**PROBLEM TO SOLVE**.
Reproduce the data in its entirety, exactly as supplied.

**DATA BLOCK**.
· · ·
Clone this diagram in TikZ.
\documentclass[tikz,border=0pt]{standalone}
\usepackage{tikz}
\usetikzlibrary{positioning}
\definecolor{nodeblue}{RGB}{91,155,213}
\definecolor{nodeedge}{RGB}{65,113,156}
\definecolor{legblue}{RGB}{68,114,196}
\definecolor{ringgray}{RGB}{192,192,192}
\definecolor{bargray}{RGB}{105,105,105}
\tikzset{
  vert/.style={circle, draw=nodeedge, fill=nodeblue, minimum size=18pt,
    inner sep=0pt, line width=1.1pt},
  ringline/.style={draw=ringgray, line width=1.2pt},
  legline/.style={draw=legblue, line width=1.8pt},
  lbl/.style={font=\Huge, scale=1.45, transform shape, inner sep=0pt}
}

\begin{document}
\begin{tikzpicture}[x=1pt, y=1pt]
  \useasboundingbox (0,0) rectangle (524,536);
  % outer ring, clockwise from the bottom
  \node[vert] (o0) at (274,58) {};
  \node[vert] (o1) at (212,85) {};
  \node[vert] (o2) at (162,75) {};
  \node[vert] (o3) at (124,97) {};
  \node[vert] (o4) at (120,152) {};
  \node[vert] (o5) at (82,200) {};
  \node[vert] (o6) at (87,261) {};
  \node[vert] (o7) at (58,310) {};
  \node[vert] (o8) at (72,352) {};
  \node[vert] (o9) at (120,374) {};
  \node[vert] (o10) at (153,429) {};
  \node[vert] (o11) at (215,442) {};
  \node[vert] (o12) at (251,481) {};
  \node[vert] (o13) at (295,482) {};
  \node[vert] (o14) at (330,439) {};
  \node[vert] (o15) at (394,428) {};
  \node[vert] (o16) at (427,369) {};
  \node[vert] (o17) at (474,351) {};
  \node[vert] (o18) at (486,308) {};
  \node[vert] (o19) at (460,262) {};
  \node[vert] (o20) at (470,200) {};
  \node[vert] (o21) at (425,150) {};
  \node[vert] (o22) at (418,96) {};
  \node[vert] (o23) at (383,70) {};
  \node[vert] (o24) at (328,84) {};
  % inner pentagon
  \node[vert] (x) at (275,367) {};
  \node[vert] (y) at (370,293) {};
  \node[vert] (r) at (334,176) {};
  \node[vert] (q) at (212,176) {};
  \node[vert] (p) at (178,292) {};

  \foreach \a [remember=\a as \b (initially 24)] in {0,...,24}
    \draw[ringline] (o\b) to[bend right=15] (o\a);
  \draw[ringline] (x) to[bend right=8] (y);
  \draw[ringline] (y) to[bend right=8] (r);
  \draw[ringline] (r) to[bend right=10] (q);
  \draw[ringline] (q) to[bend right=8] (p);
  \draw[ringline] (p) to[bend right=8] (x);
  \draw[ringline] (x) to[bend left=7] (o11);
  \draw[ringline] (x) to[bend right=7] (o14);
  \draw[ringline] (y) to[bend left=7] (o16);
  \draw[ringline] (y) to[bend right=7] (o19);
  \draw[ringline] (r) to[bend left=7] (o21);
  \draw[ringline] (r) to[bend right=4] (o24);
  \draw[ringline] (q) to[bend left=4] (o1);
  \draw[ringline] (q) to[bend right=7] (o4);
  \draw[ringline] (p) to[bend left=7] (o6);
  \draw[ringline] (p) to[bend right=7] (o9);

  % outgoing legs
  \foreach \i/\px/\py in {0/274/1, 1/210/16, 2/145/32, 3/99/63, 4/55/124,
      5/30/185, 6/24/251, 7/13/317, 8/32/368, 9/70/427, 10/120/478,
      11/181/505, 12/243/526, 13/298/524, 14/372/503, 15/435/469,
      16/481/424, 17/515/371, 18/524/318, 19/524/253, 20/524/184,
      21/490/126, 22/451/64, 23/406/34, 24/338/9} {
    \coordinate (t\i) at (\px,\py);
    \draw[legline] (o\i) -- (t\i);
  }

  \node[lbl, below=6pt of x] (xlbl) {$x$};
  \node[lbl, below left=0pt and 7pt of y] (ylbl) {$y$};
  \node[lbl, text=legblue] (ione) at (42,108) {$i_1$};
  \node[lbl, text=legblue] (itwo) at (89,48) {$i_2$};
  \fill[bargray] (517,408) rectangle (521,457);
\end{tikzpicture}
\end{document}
· · ·
**WRITTEN SOLUTION**.
Clone this diagram in TikZ.
\documentclass[tikz,border=0pt]{standalone}
\usepackage{tikz}
\usetikzlibrary{positioning}
\definecolor{nodeblue}{RGB}{91,155,213}
\definecolor{nodeedge}{RGB}{65,113,156}
\definecolor{legblue}{RGB}{68,114,196}
\definecolor{ringgray}{RGB}{192,192,192}
\definecolor{bargray}{RGB}{105,105,105}
\tikzset{
  vert/.style={circle, draw=nodeedge, fill=nodeblue, minimum size=18pt,
    inner sep=0pt, line width=1.1pt},
  ringline/.style={draw=ringgray, line width=1.2pt},
  legline/.style={draw=legblue, line width=1.8pt},
  lbl/.style={font=\Huge, scale=1.45, transform shape, inner sep=0pt}
}

\begin{document}
\begin{tikzpicture}[x=1pt, y=1pt]
  \useasboundingbox (0,0) rectangle (524,536);
  % outer ring, clockwise from the bottom
  \node[vert] (o0) at (274,58) {};
  \node[vert] (o1) at (212,85) {};
  \node[vert] (o2) at (162,75) {};
  \node[vert] (o3) at (124,97) {};
  \node[vert] (o4) at (120,152) {};
  \node[vert] (o5) at (82,200) {};
  \node[vert] (o6) at (87,261) {};
  \node[vert] (o7) at (58,310) {};
  \node[vert] (o8) at (72,352) {};
  \node[vert] (o9) at (120,374) {};
  \node[vert] (o10) at (153,429) {};
  \node[vert] (o11) at (215,442) {};
  \node[vert] (o12) at (251,481) {};
  \node[vert] (o13) at (295,482) {};
  \node[vert] (o14) at (330,439) {};
  \node[vert] (o15) at (394,428) {};
  \node[vert] (o16) at (427,369) {};
  \node[vert] (o17) at (474,351) {};
  \node[vert] (o18) at (486,308) {};
  \node[vert] (o19) at (460,262) {};
  \node[vert] (o20) at (470,200) {};
  \node[vert] (o21) at (425,150) {};
  \node[vert] (o22) at (418,96) {};
  \node[vert] (o23) at (383,70) {};
  \node[vert] (o24) at (328,84) {};
  % inner pentagon
  \node[vert] (x) at (275,367) {};
  \node[vert] (y) at (370,293) {};
  \node[vert] (r) at (334,176) {};
  \node[vert] (q) at (212,176) {};
  \node[vert] (p) at (178,292) {};

  \foreach \a [remember=\a as \b (initially 24)] in {0,...,24}
    \draw[ringline] (o\b) to[bend right=15] (o\a);
  \draw[ringline] (x) to[bend right=8] (y);
  \draw[ringline] (y) to[bend right=8] (r);
  \draw[ringline] (r) to[bend right=10] (q);
  \draw[ringline] (q) to[bend right=8] (p);
  \draw[ringline] (p) to[bend right=8] (x);
  \draw[ringline] (x) to[bend left=7] (o11);
  \draw[ringline] (x) to[bend right=7] (o14);
  \draw[ringline] (y) to[bend left=7] (o16);
  \draw[ringline] (y) to[bend right=7] (o19);
  \draw[ringline] (r) to[bend left=7] (o21);
  \draw[ringline] (r) to[bend right=4] (o24);
  \draw[ringline] (q) to[bend left=4] (o1);
  \draw[ringline] (q) to[bend right=7] (o4);
  \draw[ringline] (p) to[bend left=7] (o6);
  \draw[ringline] (p) to[bend right=7] (o9);

  % outgoing legs
  \foreach \i/\px/\py in {0/274/1, 1/210/16, 2/145/32, 3/99/63, 4/55/124,
      5/30/185, 6/24/251, 7/13/317, 8/32/368, 9/70/427, 10/120/478,
      11/181/505, 12/243/526, 13/298/524, 14/372/503, 15/435/469,
      16/481/424, 17/515/371, 18/524/318, 19/524/253, 20/524/184,
      21/490/126, 22/451/64, 23/406/34, 24/338/9} {
    \coordinate (t\i) at (\px,\py);
    \draw[legline] (o\i) -- (t\i);
  }

  \node[lbl, below=6pt of x] (xlbl) {$x$};
  \node[lbl, below left=0pt and 7pt of y] (ylbl) {$y$};
  \node[lbl, text=legblue] (ione) at (42,108) {$i_1$};
  \node[lbl, text=legblue] (itwo) at (89,48) {$i_2$};
  \fill[bargray] (517,408) rectangle (521,457);
\end{tikzpicture}
\end{document}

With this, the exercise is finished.